The Tibetan Spaniel is a small breed, and although bearing the brand “spaniel” it is not actually a true spaniel because it performs a different role (true spaniels are gun dogs.) The Tibetan Spaniel is slightly longer than it is tall, with a small, masculine head with a blunt muzzle and black nose. It also features oval, dark brown eyes with an expressive look, highly-set medium-sized pendant ears with feathering and a slightly undershot jaw. The moderately short neck is covered with a mane of longer hair and gives sufficient support to the head. The Tibetan Spaniel is slightly bow-legged with strong hindquarters. The legs are cushioned by hare-like feet with slight feathering in between the toes. The highly set tail is also well-plumed, typically carried curled over the back when moving. The double coat of the Tibetan Spaniel is made of silky topcoat with fine and dense undercoat. All colours and mix of colours are permitted.
Similar to the other dog breeds that originated in Tibet, the Tibetan spaniel is also an ancient breed, originally bred by Buddhist monks and a revered symbol of Buddhism. Buddhist believed that the lion followed Buddha like a dog. With the Tibetan spaniel’s lion-like appearance, it became a highly regarded icon in Buddhist culture. Similarly, the Chinese also bred a lion-like dog known as the Pekingese which was often interbred with the Tibetan spaniel, most of which happened in Buddhist monasteries. These little dogs were efficient guard dogs, sitting atop the monastery walls alerting their masters when strangers or wild animals are nearby. The breed was also used to turn prayer wheel as early as 1100 B.C. In the late 19th century, the breed started to appear in England mostly thru importation, although it wasn’t until the 1890s that it was bred extensively. Today, the Tibetan spaniel is adored by its owners although it has been slow to gain a popular following both in Europe and in England.

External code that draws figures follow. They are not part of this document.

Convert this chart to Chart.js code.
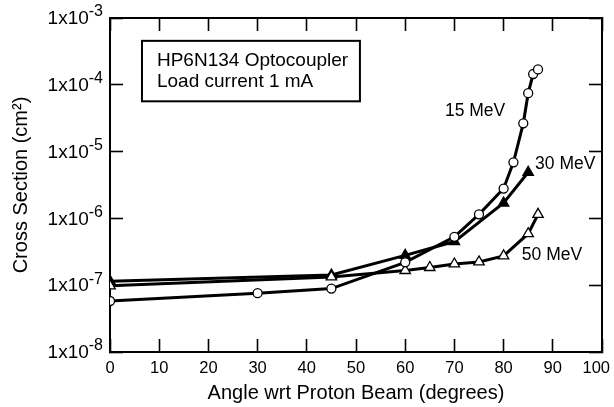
<!DOCTYPE html>
<html>
<head>
<meta charset="utf-8">
<script src="https://cdn.jsdelivr.net/npm/chart.js@4.4.1/dist/chart.umd.min.js"></script>
<style>
  html, body { margin: 0; padding: 0; background: #fff; overflow: hidden; }
  #wrap { width: 614px; height: 407px; }
  canvas { display: block; }
</style>
</head>
<body>
<div id="wrap"><canvas id="chart" width="614" height="407"></canvas></div>
<script>
// angles (degrees) and cross sections (cm^2)
const angles15 = [0, 30, 45, 60, 70, 75, 80, 82, 84, 85, 86, 87];
const sigma15 = [5.8e-8, 7.6e-8, 8.9e-8, 2.2e-7, 5.3e-7, 1.15e-6, 2.8e-6, 6.9e-6, 2.65e-5, 7.5e-5, 1.45e-4, 1.7e-4];

const angles30 = [0, 45, 60, 70, 80, 85];
const sigma30 = [1.15e-7, 1.42e-7, 2.8e-7, 4.5e-7, 1.7e-6, 4.9e-6];

const angles50 = [0, 45, 60, 65, 70, 75, 80, 85, 87];
const sigma50 = [9.8e-8, 1.33e-7, 1.66e-7, 1.84e-7, 2.08e-7, 2.23e-7, 2.75e-7, 5.9e-7, 1.15e-6];

const xTicks = [0, 10, 20, 30, 40, 50, 60, 70, 80, 90, 100];
const yExponents = [-8, -7, -6, -5, -4, -3];

const seriesLabels = ['15 MeV', '30 MeV', '50 MeV'];
const labelAngles = [74.2, 86.4, 83.7];
const labelSigmas = [4.0e-5, 6.4e-6, 2.84e-7];

const legendLines = ['HP6N134 Optocoupler', 'Load current 1 mA'];

const FONT = '"Liberation Sans", Arial, Helvetica, sans-serif';

function pts(xs, ys) {
  return xs.map((x, i) => ({ x: x, y: ys[i] }));
}

// inward tick marks on all four sides, box drawn by the axis borders
const tickGrid = { display: true, drawOnChartArea: false, drawTicks: true, tickLength: -13, tickWidth: 1.6, tickColor: '#000', color: '#000' };
const axisBorder = { display: true, color: '#000', width: 2 };

function xAxis(extra) {
  return Object.assign({
    type: 'linear', min: 0, max: 100,
    afterBuildTicks: s => { s.ticks = xTicks.map(v => ({ value: v })); },
    grid: tickGrid, border: axisBorder,
    ticks: { display: false }
  }, extra);
}

function yAxis(extra) {
  return Object.assign({
    type: 'logarithmic', min: 1e-8, max: 1e-3,
    afterBuildTicks: s => { s.ticks = yExponents.map(e => ({ value: Math.pow(10, e) })); },
    grid: tickGrid, border: axisBorder,
    ticks: { display: false }
  }, extra);
}

// tick labels (1x10 with superscript), curve labels, legend box
const labels = {
  id: 'labels',
  afterDraw(chart) {
    const ctx = chart.ctx;
    const a = chart.chartArea;
    const xs = chart.scales.x;
    const ys = chart.scales.y;
    ctx.save();
    ctx.fillStyle = '#000';
    ctx.strokeStyle = '#000';

    // x tick labels
    ctx.font = '16.5px ' + FONT;
    ctx.textBaseline = 'middle';
    xTicks.forEach(v => {
      const px = xs.getPixelForValue(v);
      const w = ctx.measureText(String(v)).width;
      if (px + w / 2 > chart.width - 3) {
        ctx.textAlign = 'right';
        ctx.fillText(String(v), chart.width - 4, a.bottom + 16);
      } else {
        ctx.textAlign = 'center';
        ctx.fillText(String(v), px, a.bottom + 16);
      }
    });

    // y tick labels 1x10^n
    yExponents.forEach(e => {
      const py = ys.getPixelForValue(Math.pow(10, e));
      const base = '1x10';
      const sup = String(e);
      ctx.font = '19px ' + FONT;
      const wb = ctx.measureText(base).width;
      ctx.font = '16px ' + FONT;
      const ws = ctx.measureText(sup).width;
      const right = a.left - 7;
      ctx.textAlign = 'left';
      ctx.font = '19px ' + FONT;
      ctx.fillText(base, right - ws - wb, py + 1);
      ctx.font = '16px ' + FONT;
      ctx.fillText(sup, right - ws, py - 6);
    });

    // curve labels
    ctx.font = '17.5px ' + FONT;
    seriesLabels.forEach((t, i) => {
      ctx.textAlign = i === 0 ? 'center' : 'left';
      ctx.fillText(t, xs.getPixelForValue(labelAngles[i]), ys.getPixelForValue(labelSigmas[i]));
    });

    // legend box
    const bx = xs.getPixelForValue(6.5);
    const bx2 = xs.getPixelForValue(50.8);
    const by = ys.getPixelForValue(4.55e-4);
    const by2 = ys.getPixelForValue(5.66e-5);
    ctx.lineWidth = 2;
    ctx.strokeRect(bx, by, bx2 - bx, by2 - by);
    ctx.font = '19px ' + FONT;
    ctx.textAlign = 'left';
    ctx.textBaseline = 'alphabetic';
    legendLines.forEach((t, i) => {
      ctx.fillText(t, bx + 15, by + 25.5 + i * 20.5);
    });
    ctx.restore();
  }
};

const pointDefaults = {
  borderColor: '#000',
  borderWidth: 3,
  pointBorderWidth: 1.3,
  pointBorderColor: '#000',
  tension: 0,
  fill: false,
  showLine: true,
  xAxisID: 'x',
  yAxisID: 'y'
};

new Chart(document.getElementById('chart'), {
  type: 'scatter',
  data: {
    datasets: [
      Object.assign({}, pointDefaults, {
        label: seriesLabels[0],
        data: pts(angles15, sigma15),
        pointStyle: 'circle',
        pointRadius: 4.5,
        pointBackgroundColor: '#fff'
      }),
      Object.assign({}, pointDefaults, {
        label: seriesLabels[2],
        data: pts(angles50, sigma50),
        pointStyle: 'triangle',
        pointRadius: 6,
        pointBackgroundColor: '#fff'
      }),
      Object.assign({}, pointDefaults, {
        label: seriesLabels[1],
        data: pts(angles30, sigma30),
        pointStyle: 'triangle',
        pointRadius: 6,
        pointBackgroundColor: '#000'
      })
    ]
  },
  options: {
    responsive: false,
    animation: false,
    devicePixelRatio: 1,
    layout: { padding: 0 },
    plugins: {
      legend: { display: false },
      tooltip: { enabled: false }
    },
    scales: {
      x: xAxis({
        position: 'bottom',
        afterFit: s => { s.height = 55; },
        title: {
          display: true,
          text: 'Angle wrt Proton Beam (degrees)',
          color: '#000',
          font: { family: FONT, size: 20 },
          padding: { top: 0, bottom: 2 }
        }
      }),
      x2: xAxis({
        position: 'top',
        afterFit: s => { s.height = 18; }
      }),
      y: yAxis({
        position: 'left',
        afterFit: s => { s.width = 110; },
        title: {
          display: true,
          text: 'Cross Section (cm²)',
          color: '#000',
          font: { family: FONT, size: 20 },
          padding: { top: 9, bottom: 0 }
        }
      }),
      y2: yAxis({
        position: 'right',
        afterFit: s => { s.width = 12; }
      })
    }
  },
  plugins: [labels]
});
</script>
</body>
</html>
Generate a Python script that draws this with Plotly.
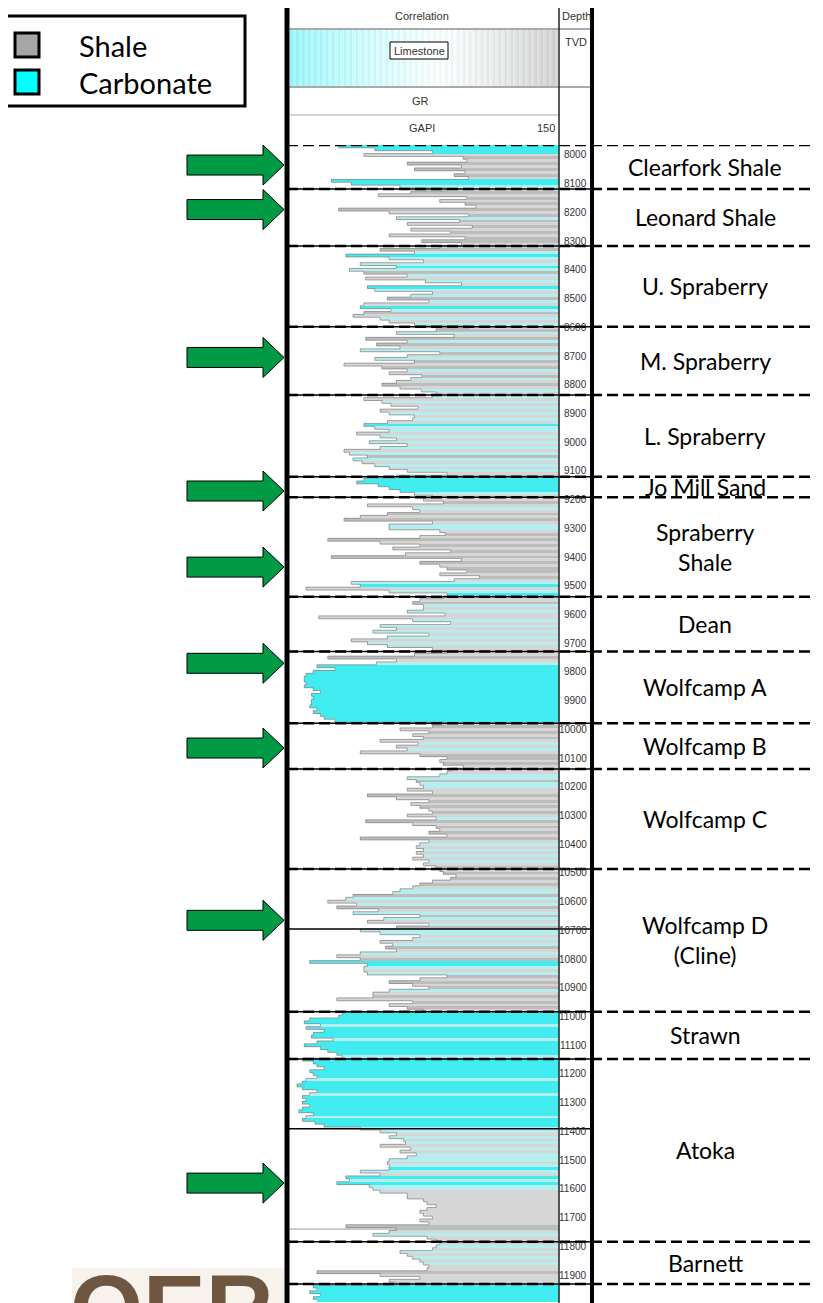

The Tibetan Spaniel is small, yet active, alert and independent. It is typically suspicious of strangers which make it a good watchdog but in contrast, a very loyal breed to its family. It is fairly easy to train and can easily understand what is required of it, although it has a stubborn streak which requires consistent training which should start from an early age. It is not an excessive barker but will typically bark at intruders and things that may otherwise prove to be strange to the breed. This small breed moves fairly quickly.
The Tibetan Spaniel should be trained consistently due to its stubborn streak. Early socialization with other household pets is required in order to grow up with a balanced character.
Grooming the coat is quite easy where regular brushing should be enough. This breed sheds off its coat in clumps every year wherein it will require more grooming attention. The Tibetan Spaniel has almost identical feeding requirements with its other Tibetan relatives.
The Tibetan Spaniel is a perfectly healthy breed with no known hereditary health problems, owing this to responsible breeders and a long line of healthy, purely bred ancestors. This small breed has an average lifespan of 12 to 15 years. However, there is a concern regarding sensitivity to heat as this breed has a short muzzle, which, similar to short-faced canines is prone to overheating and respiratory problems.
A base diet that contains a mixture of horse meat, barley, white rice and beet pulp will do great for the breed.
Although exercise requirement is minimal, the Tibetan Spaniel will enjoy daily long walks or a free time to romp off leash in a secured open area. This breed loves outdoor activities and will be happy if taken for a stroll in the park. Relatively inactive indoors, it will typically live well in an apartment living and will do fine in even in a home without a yard.
It is very intelligent, coupled with a natural fondness for small children and an attitude that goes along well with other dogs makes for a good household pet.